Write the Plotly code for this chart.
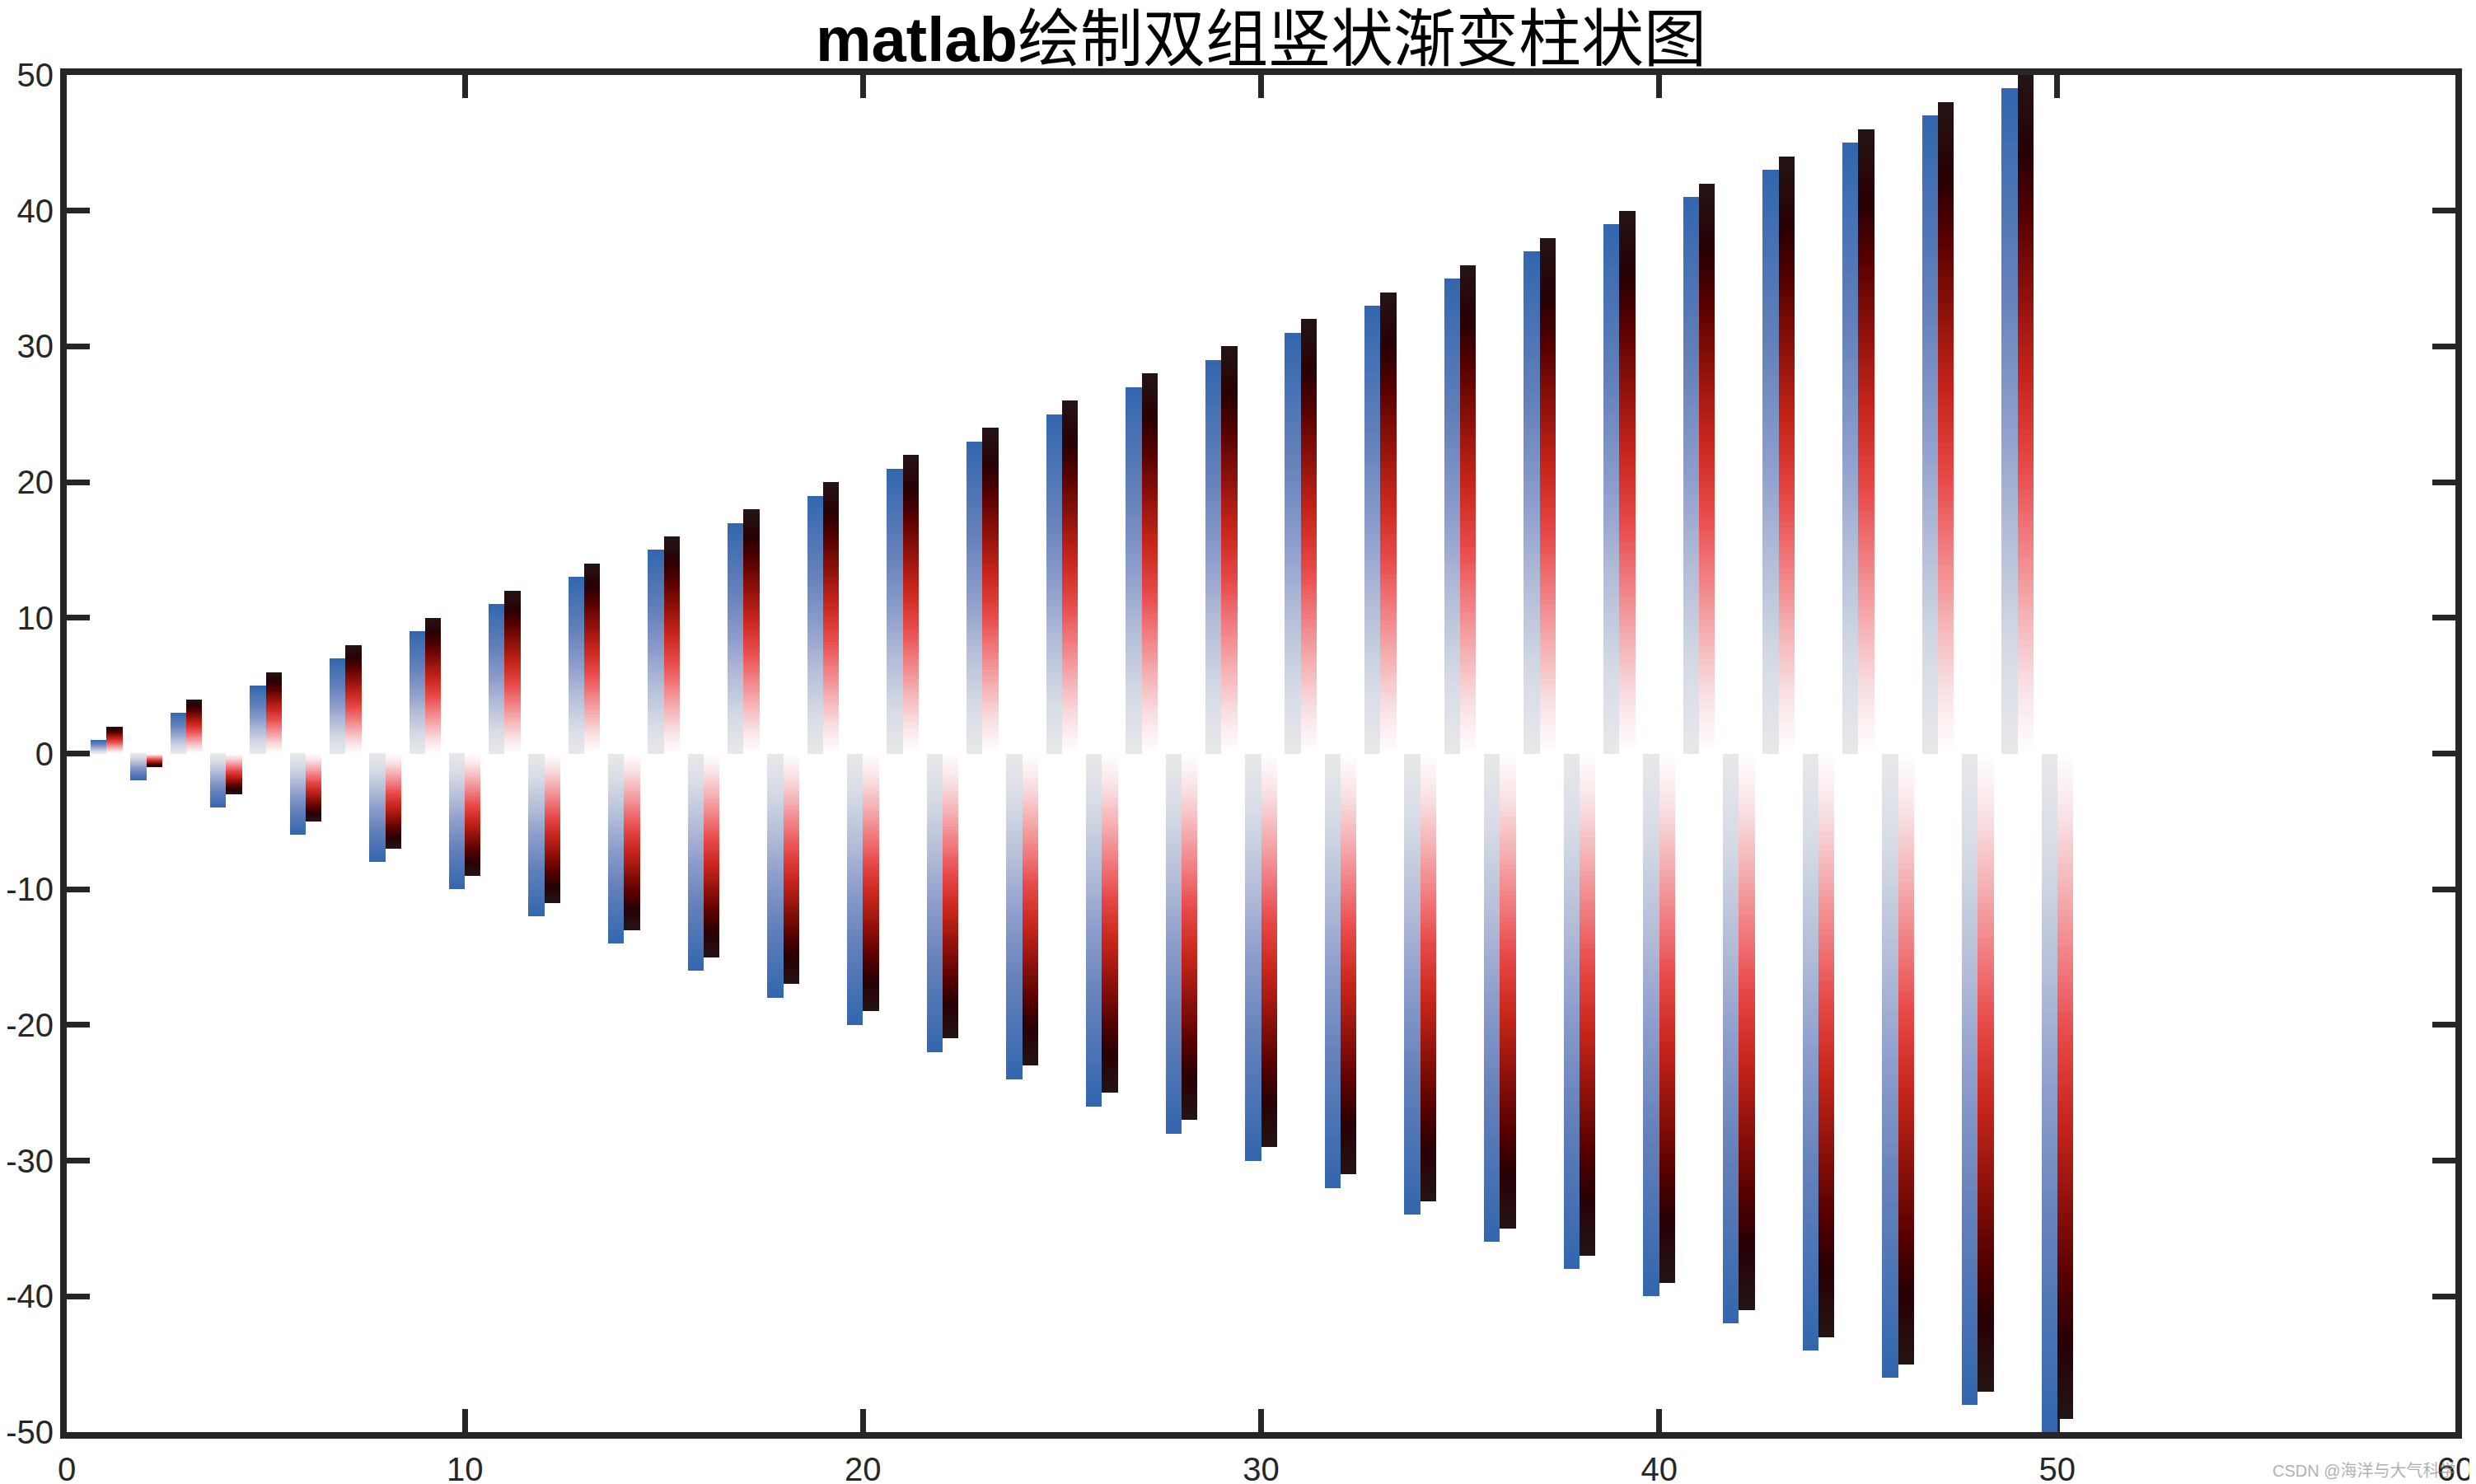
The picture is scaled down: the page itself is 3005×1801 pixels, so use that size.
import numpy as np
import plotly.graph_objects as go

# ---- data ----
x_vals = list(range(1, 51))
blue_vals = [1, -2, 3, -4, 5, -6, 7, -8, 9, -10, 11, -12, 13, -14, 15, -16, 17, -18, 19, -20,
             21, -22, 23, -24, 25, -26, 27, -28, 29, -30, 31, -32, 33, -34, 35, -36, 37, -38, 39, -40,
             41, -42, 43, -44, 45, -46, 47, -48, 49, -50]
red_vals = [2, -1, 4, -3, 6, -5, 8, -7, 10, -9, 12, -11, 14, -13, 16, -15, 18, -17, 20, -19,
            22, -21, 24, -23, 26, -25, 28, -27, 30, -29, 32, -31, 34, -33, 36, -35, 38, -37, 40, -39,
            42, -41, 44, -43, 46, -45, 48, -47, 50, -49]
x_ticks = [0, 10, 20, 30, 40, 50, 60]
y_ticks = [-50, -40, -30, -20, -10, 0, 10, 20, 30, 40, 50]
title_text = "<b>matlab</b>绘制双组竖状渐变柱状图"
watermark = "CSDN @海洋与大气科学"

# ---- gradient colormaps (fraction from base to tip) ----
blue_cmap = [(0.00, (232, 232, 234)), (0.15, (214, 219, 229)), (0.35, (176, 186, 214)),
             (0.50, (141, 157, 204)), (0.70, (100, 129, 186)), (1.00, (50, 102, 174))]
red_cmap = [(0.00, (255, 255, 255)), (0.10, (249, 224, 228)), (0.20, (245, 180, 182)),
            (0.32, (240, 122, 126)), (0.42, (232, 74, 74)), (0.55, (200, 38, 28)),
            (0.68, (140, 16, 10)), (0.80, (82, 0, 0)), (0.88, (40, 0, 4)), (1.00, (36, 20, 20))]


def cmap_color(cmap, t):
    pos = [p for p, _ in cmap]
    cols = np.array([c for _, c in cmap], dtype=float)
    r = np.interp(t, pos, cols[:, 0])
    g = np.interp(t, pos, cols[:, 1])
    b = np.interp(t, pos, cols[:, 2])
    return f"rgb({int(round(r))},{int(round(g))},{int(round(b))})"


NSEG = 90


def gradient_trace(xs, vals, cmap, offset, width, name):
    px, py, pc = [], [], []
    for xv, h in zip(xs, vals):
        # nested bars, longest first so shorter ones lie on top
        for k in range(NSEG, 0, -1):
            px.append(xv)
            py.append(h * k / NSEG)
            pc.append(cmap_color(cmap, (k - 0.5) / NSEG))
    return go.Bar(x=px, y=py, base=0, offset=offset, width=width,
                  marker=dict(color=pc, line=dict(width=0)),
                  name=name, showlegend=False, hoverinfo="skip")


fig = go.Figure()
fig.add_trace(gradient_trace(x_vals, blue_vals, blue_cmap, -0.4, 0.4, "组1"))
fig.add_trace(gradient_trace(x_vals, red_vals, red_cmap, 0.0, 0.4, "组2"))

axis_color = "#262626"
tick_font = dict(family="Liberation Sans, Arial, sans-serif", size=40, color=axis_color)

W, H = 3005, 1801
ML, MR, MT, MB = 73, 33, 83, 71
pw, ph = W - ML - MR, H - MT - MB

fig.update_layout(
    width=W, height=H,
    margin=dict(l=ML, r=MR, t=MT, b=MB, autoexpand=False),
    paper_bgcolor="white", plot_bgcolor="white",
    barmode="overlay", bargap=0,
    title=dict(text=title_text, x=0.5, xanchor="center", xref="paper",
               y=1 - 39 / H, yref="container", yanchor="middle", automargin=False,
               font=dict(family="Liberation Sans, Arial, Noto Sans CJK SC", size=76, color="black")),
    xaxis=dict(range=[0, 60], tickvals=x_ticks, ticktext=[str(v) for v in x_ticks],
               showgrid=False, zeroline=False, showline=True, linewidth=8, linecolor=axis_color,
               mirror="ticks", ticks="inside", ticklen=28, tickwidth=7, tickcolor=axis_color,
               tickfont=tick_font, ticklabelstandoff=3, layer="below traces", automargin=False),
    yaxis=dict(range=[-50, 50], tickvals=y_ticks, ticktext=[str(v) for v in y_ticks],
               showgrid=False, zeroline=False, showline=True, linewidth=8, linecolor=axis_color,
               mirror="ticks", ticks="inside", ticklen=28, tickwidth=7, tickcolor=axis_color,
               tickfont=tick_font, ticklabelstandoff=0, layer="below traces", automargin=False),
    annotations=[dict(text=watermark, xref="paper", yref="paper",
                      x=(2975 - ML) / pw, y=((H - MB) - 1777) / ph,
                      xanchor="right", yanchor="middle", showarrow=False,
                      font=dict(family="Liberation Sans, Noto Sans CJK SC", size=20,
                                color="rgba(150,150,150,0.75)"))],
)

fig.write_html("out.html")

________________

• Problem to solve
Using the data above, print every line exactly, omitting pictures.

• Output of the exercise
Write the Plotly code for this chart.
The picture is scaled down: the page itself is 3005×1801 pixels, so use that size.
import numpy as np
import plotly.graph_objects as go

# ---- data ----
x_vals = list(range(1, 51))
blue_vals = [1, -2, 3, -4, 5, -6, 7, -8, 9, -10, 11, -12, 13, -14, 15, -16, 17, -18, 19, -20,
             21, -22, 23, -24, 25, -26, 27, -28, 29, -30, 31, -32, 33, -34, 35, -36, 37, -38, 39, -40,
             41, -42, 43, -44, 45, -46, 47, -48, 49, -50]
red_vals = [2, -1, 4, -3, 6, -5, 8, -7, 10, -9, 12, -11, 14, -13, 16, -15, 18, -17, 20, -19,
            22, -21, 24, -23, 26, -25, 28, -27, 30, -29, 32, -31, 34, -33, 36, -35, 38, -37, 40, -39,
            42, -41, 44, -43, 46, -45, 48, -47, 50, -49]
x_ticks = [0, 10, 20, 30, 40, 50, 60]
y_ticks = [-50, -40, -30, -20, -10, 0, 10, 20, 30, 40, 50]
title_text = "<b>matlab</b>绘制双组竖状渐变柱状图"
watermark = "CSDN @海洋与大气科学"

# ---- gradient colormaps (fraction from base to tip) ----
blue_cmap = [(0.00, (232, 232, 234)), (0.15, (214, 219, 229)), (0.35, (176, 186, 214)),
             (0.50, (141, 157, 204)), (0.70, (100, 129, 186)), (1.00, (50, 102, 174))]
red_cmap = [(0.00, (255, 255, 255)), (0.10, (249, 224, 228)), (0.20, (245, 180, 182)),
            (0.32, (240, 122, 126)), (0.42, (232, 74, 74)), (0.55, (200, 38, 28)),
            (0.68, (140, 16, 10)), (0.80, (82, 0, 0)), (0.88, (40, 0, 4)), (1.00, (36, 20, 20))]


def cmap_color(cmap, t):
    pos = [p for p, _ in cmap]
    cols = np.array([c for _, c in cmap], dtype=float)
    r = np.interp(t, pos, cols[:, 0])
    g = np.interp(t, pos, cols[:, 1])
    b = np.interp(t, pos, cols[:, 2])
    return f"rgb({int(round(r))},{int(round(g))},{int(round(b))})"


NSEG = 90


def gradient_trace(xs, vals, cmap, offset, width, name):
    px, py, pc = [], [], []
    for xv, h in zip(xs, vals):
        # nested bars, longest first so shorter ones lie on top
        for k in range(NSEG, 0, -1):
            px.append(xv)
            py.append(h * k / NSEG)
            pc.append(cmap_color(cmap, (k - 0.5) / NSEG))
    return go.Bar(x=px, y=py, base=0, offset=offset, width=width,
                  marker=dict(color=pc, line=dict(width=0)),
                  name=name, showlegend=False, hoverinfo="skip")


fig = go.Figure()
fig.add_trace(gradient_trace(x_vals, blue_vals, blue_cmap, -0.4, 0.4, "组1"))
fig.add_trace(gradient_trace(x_vals, red_vals, red_cmap, 0.0, 0.4, "组2"))

axis_color = "#262626"
tick_font = dict(family="Liberation Sans, Arial, sans-serif", size=40, color=axis_color)

W, H = 3005, 1801
ML, MR, MT, MB = 73, 33, 83, 71
pw, ph = W - ML - MR, H - MT - MB

fig.update_layout(
    width=W, height=H,
    margin=dict(l=ML, r=MR, t=MT, b=MB, autoexpand=False),
    paper_bgcolor="white", plot_bgcolor="white",
    barmode="overlay", bargap=0,
    title=dict(text=title_text, x=0.5, xanchor="center", xref="paper",
               y=1 - 39 / H, yref="container", yanchor="middle", automargin=False,
               font=dict(family="Liberation Sans, Arial, Noto Sans CJK SC", size=76, color="black")),
    xaxis=dict(range=[0, 60], tickvals=x_ticks, ticktext=[str(v) for v in x_ticks],
               showgrid=False, zeroline=False, showline=True, linewidth=8, linecolor=axis_color,
               mirror="ticks", ticks="inside", ticklen=28, tickwidth=7, tickcolor=axis_color,
               tickfont=tick_font, ticklabelstandoff=3, layer="below traces", automargin=False),
    yaxis=dict(range=[-50, 50], tickvals=y_ticks, ticktext=[str(v) for v in y_ticks],
               showgrid=False, zeroline=False, showline=True, linewidth=8, linecolor=axis_color,
               mirror="ticks", ticks="inside", ticklen=28, tickwidth=7, tickcolor=axis_color,
               tickfont=tick_font, ticklabelstandoff=0, layer="below traces", automargin=False),
    annotations=[dict(text=watermark, xref="paper", yref="paper",
                      x=(2975 - ML) / pw, y=((H - MB) - 1777) / ph,
                      xanchor="right", yanchor="middle", showarrow=False,
                      font=dict(family="Liberation Sans, Noto Sans CJK SC", size=20,
                                color="rgba(150,150,150,0.75)"))],
)

fig.write_html("out.html")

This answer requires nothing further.